> [Provided material]
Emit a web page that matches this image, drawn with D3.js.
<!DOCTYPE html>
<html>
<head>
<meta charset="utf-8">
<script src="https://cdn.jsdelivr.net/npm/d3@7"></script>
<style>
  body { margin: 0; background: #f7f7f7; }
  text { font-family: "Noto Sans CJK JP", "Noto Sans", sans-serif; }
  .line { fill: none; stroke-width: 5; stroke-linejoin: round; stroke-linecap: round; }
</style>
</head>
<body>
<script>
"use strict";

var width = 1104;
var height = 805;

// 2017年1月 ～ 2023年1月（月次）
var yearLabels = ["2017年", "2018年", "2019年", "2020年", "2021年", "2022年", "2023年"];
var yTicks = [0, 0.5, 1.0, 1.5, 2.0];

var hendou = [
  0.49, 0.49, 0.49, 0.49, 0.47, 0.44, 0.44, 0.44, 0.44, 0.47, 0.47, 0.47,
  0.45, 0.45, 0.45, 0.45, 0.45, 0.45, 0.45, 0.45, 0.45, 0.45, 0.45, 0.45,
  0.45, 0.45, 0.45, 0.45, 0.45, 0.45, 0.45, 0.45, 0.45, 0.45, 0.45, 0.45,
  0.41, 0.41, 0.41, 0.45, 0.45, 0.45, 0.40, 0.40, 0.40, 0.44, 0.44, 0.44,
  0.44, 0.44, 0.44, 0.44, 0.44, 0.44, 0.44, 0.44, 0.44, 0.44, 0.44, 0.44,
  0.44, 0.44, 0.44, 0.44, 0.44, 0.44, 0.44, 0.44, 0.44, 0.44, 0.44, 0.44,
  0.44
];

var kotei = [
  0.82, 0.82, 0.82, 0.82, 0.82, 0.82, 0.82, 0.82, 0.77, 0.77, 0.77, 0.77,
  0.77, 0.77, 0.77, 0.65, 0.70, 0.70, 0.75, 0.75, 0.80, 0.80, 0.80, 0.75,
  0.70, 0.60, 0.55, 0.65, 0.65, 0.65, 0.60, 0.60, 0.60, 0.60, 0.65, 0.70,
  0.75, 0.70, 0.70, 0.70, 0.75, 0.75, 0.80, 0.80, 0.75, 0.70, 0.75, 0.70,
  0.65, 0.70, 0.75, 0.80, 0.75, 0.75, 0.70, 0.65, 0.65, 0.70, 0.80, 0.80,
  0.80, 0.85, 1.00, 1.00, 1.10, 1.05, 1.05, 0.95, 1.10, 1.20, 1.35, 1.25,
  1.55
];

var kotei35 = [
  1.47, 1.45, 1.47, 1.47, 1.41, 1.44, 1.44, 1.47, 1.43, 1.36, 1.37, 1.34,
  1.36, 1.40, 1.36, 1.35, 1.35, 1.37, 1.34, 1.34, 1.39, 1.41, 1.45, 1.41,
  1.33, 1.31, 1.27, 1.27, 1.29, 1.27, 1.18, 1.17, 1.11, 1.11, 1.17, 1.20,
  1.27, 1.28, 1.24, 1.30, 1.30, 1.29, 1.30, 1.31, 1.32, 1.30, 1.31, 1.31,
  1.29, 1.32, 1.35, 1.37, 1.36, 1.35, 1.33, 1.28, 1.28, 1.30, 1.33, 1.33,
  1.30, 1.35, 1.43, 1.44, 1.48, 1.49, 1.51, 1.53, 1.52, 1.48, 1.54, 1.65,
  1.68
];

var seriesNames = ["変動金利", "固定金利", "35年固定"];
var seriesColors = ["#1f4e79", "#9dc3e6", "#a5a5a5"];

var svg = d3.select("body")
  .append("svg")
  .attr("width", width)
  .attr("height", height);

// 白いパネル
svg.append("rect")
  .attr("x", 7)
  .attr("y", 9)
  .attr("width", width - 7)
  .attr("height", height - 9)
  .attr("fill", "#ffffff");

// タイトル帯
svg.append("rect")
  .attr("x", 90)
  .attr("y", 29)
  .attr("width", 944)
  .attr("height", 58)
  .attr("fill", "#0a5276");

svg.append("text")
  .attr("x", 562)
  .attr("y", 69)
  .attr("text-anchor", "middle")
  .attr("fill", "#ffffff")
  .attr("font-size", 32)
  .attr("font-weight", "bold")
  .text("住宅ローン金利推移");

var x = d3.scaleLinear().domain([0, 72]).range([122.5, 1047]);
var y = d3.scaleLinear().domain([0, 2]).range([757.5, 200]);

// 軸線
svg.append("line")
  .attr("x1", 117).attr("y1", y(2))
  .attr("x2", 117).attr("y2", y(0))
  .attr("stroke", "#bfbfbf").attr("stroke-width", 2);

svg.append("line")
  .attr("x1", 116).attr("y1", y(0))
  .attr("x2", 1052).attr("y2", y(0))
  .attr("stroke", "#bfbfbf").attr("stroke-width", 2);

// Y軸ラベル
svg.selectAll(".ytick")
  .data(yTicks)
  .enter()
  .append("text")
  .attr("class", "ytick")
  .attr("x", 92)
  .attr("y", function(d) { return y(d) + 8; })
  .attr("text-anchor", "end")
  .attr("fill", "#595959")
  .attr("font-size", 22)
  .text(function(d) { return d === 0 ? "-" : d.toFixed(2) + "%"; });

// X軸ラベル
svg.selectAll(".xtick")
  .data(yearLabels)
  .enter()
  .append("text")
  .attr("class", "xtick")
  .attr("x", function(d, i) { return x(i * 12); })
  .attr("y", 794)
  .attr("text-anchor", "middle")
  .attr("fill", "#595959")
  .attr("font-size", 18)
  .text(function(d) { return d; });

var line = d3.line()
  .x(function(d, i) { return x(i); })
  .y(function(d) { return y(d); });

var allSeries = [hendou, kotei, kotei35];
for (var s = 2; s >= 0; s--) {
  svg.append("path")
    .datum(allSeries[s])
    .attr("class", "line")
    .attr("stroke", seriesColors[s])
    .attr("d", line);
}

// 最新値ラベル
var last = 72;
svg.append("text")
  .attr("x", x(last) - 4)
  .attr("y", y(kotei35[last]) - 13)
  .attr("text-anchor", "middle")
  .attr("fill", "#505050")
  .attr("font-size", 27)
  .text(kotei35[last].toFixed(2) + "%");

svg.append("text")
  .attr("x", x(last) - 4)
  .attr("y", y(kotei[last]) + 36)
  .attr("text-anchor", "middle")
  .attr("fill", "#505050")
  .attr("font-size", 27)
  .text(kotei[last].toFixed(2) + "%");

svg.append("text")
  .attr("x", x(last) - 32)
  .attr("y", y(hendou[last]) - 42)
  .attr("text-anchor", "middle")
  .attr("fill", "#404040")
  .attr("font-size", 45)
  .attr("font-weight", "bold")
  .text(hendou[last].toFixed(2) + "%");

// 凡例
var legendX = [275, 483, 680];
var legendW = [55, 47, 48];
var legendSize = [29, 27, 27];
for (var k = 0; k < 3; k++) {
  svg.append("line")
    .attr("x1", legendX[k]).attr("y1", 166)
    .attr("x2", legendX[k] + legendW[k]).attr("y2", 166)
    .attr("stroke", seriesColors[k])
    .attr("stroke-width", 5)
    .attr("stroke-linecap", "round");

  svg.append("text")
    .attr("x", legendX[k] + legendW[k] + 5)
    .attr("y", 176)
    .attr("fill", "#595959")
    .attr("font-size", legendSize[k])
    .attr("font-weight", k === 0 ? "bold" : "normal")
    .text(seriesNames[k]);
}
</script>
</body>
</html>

> [Stated exercise] Everything from the first line of the material through the line containing "var yTicks = [0, 0.5, 1.0, 1.5, 2.0];" is to be printed exactly; lines after that are to be left out.

> [Completed exercise]
Emit a web page that matches this image, drawn with D3.js.
<!DOCTYPE html>
<html>
<head>
<meta charset="utf-8">
<script src="https://cdn.jsdelivr.net/npm/d3@7"></script>
<style>
  body { margin: 0; background: #f7f7f7; }
  text { font-family: "Noto Sans CJK JP", "Noto Sans", sans-serif; }
  .line { fill: none; stroke-width: 5; stroke-linejoin: round; stroke-linecap: round; }
</style>
</head>
<body>
<script>
"use strict";

var width = 1104;
var height = 805;

// 2017年1月 ～ 2023年1月（月次）
var yearLabels = ["2017年", "2018年", "2019年", "2020年", "2021年", "2022年", "2023年"];
var yTicks = [0, 0.5, 1.0, 1.5, 2.0];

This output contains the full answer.